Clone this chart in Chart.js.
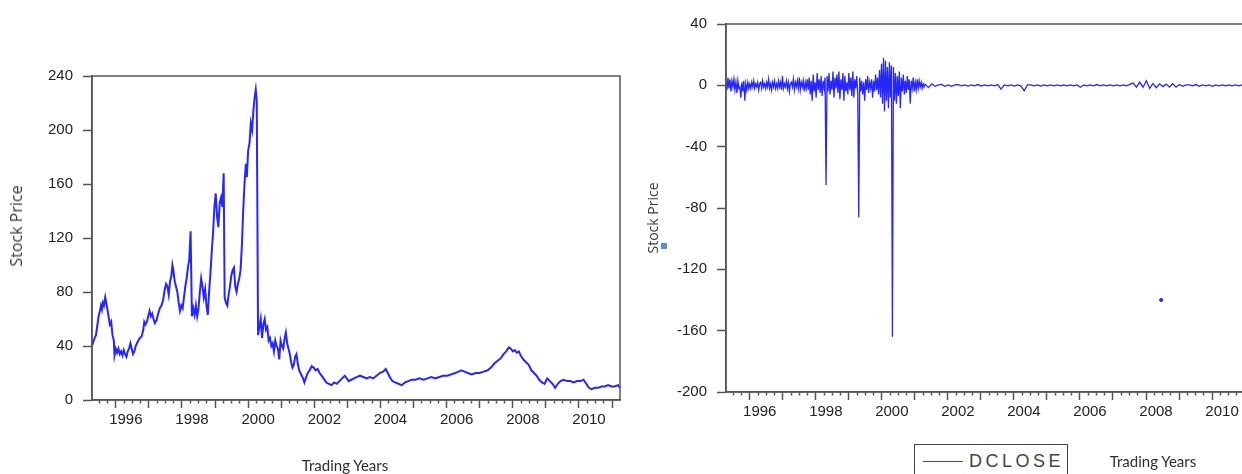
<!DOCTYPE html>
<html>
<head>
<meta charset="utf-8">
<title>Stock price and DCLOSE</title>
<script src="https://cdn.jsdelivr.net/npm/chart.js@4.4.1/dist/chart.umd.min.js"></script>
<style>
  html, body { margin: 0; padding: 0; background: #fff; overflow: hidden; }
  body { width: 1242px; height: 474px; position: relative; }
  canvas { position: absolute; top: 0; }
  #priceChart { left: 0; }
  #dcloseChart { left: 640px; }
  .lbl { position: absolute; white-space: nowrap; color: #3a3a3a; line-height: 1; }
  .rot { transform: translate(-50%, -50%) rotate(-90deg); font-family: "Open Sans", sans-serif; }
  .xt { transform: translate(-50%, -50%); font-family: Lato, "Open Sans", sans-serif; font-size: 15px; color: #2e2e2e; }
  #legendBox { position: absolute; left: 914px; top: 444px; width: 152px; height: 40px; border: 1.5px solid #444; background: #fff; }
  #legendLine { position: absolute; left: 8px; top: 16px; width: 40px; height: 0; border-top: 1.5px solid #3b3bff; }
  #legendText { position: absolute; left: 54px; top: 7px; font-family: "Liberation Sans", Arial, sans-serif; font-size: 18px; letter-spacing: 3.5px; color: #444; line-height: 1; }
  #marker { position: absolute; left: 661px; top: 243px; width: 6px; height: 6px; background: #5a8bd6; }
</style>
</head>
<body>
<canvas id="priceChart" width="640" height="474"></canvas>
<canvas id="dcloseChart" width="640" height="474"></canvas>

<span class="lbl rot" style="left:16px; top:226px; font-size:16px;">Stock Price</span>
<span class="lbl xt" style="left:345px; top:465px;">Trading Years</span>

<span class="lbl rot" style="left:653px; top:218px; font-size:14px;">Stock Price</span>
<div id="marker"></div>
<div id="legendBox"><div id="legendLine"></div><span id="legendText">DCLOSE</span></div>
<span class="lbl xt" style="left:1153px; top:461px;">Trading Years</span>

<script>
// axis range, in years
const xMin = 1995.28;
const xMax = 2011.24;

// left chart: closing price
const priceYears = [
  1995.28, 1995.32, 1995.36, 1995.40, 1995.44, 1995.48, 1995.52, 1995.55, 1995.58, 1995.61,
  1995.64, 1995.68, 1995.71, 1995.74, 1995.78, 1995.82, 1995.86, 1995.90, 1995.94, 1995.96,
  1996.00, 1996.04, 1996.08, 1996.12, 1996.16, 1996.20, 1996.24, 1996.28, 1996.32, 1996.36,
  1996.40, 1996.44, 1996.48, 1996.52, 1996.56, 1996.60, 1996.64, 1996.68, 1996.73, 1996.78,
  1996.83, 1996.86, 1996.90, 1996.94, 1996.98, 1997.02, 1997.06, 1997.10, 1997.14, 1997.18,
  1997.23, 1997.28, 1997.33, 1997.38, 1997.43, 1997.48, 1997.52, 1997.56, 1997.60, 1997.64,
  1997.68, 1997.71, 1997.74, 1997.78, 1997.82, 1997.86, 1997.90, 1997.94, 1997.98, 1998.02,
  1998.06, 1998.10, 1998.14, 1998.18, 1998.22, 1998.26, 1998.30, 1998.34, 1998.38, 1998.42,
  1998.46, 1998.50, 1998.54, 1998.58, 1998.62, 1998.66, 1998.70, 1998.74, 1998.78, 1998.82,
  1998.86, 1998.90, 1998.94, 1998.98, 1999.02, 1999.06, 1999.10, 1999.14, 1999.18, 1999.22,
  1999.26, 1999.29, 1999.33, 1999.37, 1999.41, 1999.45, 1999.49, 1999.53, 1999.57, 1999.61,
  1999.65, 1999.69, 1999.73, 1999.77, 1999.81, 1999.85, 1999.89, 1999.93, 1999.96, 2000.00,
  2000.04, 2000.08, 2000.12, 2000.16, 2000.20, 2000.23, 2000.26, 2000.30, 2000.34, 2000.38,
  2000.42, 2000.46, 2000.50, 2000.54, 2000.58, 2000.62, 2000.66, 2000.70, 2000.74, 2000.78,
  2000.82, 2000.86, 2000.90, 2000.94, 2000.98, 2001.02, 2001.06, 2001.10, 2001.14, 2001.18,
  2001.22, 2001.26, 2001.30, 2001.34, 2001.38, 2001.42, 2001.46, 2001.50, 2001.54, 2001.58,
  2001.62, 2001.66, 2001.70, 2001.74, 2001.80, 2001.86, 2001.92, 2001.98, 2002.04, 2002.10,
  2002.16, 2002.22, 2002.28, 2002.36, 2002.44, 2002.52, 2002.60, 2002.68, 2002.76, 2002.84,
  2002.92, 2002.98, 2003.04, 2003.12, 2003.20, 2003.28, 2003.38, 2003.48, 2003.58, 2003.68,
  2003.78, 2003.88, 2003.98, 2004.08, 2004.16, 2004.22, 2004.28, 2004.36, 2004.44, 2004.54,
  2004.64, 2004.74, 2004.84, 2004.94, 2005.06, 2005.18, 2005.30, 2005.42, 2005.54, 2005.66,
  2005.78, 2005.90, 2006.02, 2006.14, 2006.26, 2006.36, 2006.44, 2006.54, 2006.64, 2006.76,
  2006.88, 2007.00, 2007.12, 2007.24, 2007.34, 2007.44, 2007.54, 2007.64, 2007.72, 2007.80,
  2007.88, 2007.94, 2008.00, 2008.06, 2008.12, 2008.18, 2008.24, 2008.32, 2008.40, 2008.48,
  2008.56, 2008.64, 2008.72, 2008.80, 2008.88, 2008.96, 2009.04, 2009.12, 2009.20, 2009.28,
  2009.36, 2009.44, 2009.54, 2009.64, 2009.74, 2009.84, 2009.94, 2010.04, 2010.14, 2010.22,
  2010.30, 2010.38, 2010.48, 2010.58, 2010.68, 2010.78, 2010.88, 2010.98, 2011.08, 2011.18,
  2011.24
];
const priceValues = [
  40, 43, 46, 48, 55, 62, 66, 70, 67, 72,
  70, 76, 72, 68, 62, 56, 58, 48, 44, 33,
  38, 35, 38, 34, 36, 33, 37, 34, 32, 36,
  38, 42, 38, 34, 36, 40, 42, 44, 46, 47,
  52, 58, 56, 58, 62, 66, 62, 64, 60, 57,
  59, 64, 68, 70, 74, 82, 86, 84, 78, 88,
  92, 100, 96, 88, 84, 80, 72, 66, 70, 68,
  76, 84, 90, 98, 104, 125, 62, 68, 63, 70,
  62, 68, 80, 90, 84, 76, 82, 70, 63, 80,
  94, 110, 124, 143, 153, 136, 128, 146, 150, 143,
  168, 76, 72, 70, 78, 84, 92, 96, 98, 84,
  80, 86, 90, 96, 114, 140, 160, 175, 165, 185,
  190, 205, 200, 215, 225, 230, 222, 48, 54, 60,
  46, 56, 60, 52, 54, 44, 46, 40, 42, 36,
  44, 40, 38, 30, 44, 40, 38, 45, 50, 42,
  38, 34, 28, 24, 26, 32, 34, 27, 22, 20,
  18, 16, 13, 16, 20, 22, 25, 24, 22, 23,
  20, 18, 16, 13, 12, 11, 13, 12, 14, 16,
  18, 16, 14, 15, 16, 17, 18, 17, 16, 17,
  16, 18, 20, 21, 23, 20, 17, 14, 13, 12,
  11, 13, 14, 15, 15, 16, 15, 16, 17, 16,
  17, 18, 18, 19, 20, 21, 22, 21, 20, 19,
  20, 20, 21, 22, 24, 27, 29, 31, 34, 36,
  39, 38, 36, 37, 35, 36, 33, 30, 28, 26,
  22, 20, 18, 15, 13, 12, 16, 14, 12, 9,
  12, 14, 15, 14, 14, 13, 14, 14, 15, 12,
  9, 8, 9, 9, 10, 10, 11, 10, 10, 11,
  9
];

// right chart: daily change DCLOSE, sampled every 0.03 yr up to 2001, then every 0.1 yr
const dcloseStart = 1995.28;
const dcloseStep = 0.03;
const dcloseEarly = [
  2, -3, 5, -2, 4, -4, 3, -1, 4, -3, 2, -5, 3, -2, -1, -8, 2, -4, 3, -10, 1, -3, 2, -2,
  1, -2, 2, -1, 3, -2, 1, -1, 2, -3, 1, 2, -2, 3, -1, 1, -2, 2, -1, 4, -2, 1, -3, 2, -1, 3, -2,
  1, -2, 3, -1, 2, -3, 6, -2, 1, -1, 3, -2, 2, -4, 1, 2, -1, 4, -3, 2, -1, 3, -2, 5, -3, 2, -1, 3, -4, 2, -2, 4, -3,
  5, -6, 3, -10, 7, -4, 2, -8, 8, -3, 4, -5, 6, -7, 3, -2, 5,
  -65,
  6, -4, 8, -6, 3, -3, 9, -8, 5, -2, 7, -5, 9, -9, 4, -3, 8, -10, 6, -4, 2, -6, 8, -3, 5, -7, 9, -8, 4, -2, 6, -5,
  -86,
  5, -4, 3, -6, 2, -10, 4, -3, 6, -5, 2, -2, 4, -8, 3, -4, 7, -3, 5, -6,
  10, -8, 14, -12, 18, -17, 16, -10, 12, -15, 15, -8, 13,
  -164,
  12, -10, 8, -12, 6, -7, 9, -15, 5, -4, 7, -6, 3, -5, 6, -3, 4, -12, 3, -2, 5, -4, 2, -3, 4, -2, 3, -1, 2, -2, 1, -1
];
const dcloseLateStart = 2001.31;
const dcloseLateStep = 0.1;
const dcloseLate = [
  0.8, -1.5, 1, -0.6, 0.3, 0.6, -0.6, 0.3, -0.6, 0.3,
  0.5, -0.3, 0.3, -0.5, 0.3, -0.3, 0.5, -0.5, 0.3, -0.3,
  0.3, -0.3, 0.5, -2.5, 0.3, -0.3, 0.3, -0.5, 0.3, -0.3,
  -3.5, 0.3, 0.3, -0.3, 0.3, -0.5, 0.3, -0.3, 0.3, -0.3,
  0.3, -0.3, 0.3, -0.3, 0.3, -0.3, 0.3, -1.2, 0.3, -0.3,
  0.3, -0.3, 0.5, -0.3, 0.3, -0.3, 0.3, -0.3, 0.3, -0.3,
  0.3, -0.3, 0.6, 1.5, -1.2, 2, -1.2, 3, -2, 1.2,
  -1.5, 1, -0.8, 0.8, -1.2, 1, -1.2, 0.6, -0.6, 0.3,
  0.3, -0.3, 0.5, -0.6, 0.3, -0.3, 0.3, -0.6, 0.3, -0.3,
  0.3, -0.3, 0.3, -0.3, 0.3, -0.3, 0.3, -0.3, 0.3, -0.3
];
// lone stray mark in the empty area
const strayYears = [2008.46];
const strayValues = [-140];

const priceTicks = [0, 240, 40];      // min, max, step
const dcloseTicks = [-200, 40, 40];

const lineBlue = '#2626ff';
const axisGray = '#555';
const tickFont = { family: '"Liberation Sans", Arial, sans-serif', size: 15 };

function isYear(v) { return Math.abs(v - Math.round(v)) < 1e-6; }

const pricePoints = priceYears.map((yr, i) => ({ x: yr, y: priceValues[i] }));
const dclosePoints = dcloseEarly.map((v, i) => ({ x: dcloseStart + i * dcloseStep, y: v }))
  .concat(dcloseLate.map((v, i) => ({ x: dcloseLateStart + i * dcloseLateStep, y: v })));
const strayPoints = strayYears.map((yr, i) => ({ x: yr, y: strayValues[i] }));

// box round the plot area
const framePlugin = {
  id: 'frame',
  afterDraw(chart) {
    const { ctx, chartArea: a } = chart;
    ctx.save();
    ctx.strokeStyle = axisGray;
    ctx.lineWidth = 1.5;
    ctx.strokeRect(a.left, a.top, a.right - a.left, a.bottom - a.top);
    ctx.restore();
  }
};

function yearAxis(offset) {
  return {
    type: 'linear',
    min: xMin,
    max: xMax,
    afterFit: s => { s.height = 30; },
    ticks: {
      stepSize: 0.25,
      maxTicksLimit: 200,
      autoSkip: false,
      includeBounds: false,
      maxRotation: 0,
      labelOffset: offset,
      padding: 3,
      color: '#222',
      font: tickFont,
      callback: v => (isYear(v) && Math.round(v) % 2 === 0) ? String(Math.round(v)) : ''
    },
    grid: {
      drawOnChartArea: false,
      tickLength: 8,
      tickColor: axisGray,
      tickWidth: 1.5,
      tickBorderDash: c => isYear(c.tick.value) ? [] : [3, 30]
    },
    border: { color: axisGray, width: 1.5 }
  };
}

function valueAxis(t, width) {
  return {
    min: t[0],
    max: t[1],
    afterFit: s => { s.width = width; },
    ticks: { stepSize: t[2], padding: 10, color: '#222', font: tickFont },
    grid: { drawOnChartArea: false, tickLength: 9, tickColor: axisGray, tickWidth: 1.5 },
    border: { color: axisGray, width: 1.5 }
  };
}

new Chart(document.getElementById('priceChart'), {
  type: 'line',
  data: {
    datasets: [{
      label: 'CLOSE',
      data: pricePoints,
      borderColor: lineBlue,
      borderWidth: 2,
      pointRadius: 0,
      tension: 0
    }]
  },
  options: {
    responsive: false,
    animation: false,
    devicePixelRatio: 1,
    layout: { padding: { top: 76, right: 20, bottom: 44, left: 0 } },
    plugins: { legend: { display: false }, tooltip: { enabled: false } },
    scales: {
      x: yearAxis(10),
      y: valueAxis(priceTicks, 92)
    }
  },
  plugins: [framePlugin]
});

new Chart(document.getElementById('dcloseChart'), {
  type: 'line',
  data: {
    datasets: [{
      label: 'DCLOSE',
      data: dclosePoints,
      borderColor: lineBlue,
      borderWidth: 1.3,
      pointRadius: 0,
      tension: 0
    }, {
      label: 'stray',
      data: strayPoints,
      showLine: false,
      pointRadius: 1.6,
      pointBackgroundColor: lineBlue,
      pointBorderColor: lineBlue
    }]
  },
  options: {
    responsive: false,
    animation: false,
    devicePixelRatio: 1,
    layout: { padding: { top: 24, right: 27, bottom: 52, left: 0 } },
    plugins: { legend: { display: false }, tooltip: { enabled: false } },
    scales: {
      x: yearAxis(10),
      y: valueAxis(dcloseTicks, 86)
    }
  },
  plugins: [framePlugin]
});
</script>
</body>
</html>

+---+

Problem to work on :: Only the lines from the top of the data through the line with "const xMax = 2011.24;" should be quoted, exactly and with both ends kept; skip the pictures.

Exercise response ::
Clone this chart in Chart.js.
<!DOCTYPE html>
<html>
<head>
<meta charset="utf-8">
<title>Stock price and DCLOSE</title>
<script src="https://cdn.jsdelivr.net/npm/chart.js@4.4.1/dist/chart.umd.min.js"></script>
<style>
  html, body { margin: 0; padding: 0; background: #fff; overflow: hidden; }
  body { width: 1242px; height: 474px; position: relative; }
  canvas { position: absolute; top: 0; }
  #priceChart { left: 0; }
  #dcloseChart { left: 640px; }
  .lbl { position: absolute; white-space: nowrap; color: #3a3a3a; line-height: 1; }
  .rot { transform: translate(-50%, -50%) rotate(-90deg); font-family: "Open Sans", sans-serif; }
  .xt { transform: translate(-50%, -50%); font-family: Lato, "Open Sans", sans-serif; font-size: 15px; color: #2e2e2e; }
  #legendBox { position: absolute; left: 914px; top: 444px; width: 152px; height: 40px; border: 1.5px solid #444; background: #fff; }
  #legendLine { position: absolute; left: 8px; top: 16px; width: 40px; height: 0; border-top: 1.5px solid #3b3bff; }
  #legendText { position: absolute; left: 54px; top: 7px; font-family: "Liberation Sans", Arial, sans-serif; font-size: 18px; letter-spacing: 3.5px; color: #444; line-height: 1; }
  #marker { position: absolute; left: 661px; top: 243px; width: 6px; height: 6px; background: #5a8bd6; }
</style>
</head>
<body>
<canvas id="priceChart" width="640" height="474"></canvas>
<canvas id="dcloseChart" width="640" height="474"></canvas>

<span class="lbl rot" style="left:16px; top:226px; font-size:16px;">Stock Price</span>
<span class="lbl xt" style="left:345px; top:465px;">Trading Years</span>

<span class="lbl rot" style="left:653px; top:218px; font-size:14px;">Stock Price</span>
<div id="marker"></div>
<div id="legendBox"><div id="legendLine"></div><span id="legendText">DCLOSE</span></div>
<span class="lbl xt" style="left:1153px; top:461px;">Trading Years</span>

<script>
// axis range, in years
const xMin = 1995.28;
const xMax = 2011.24;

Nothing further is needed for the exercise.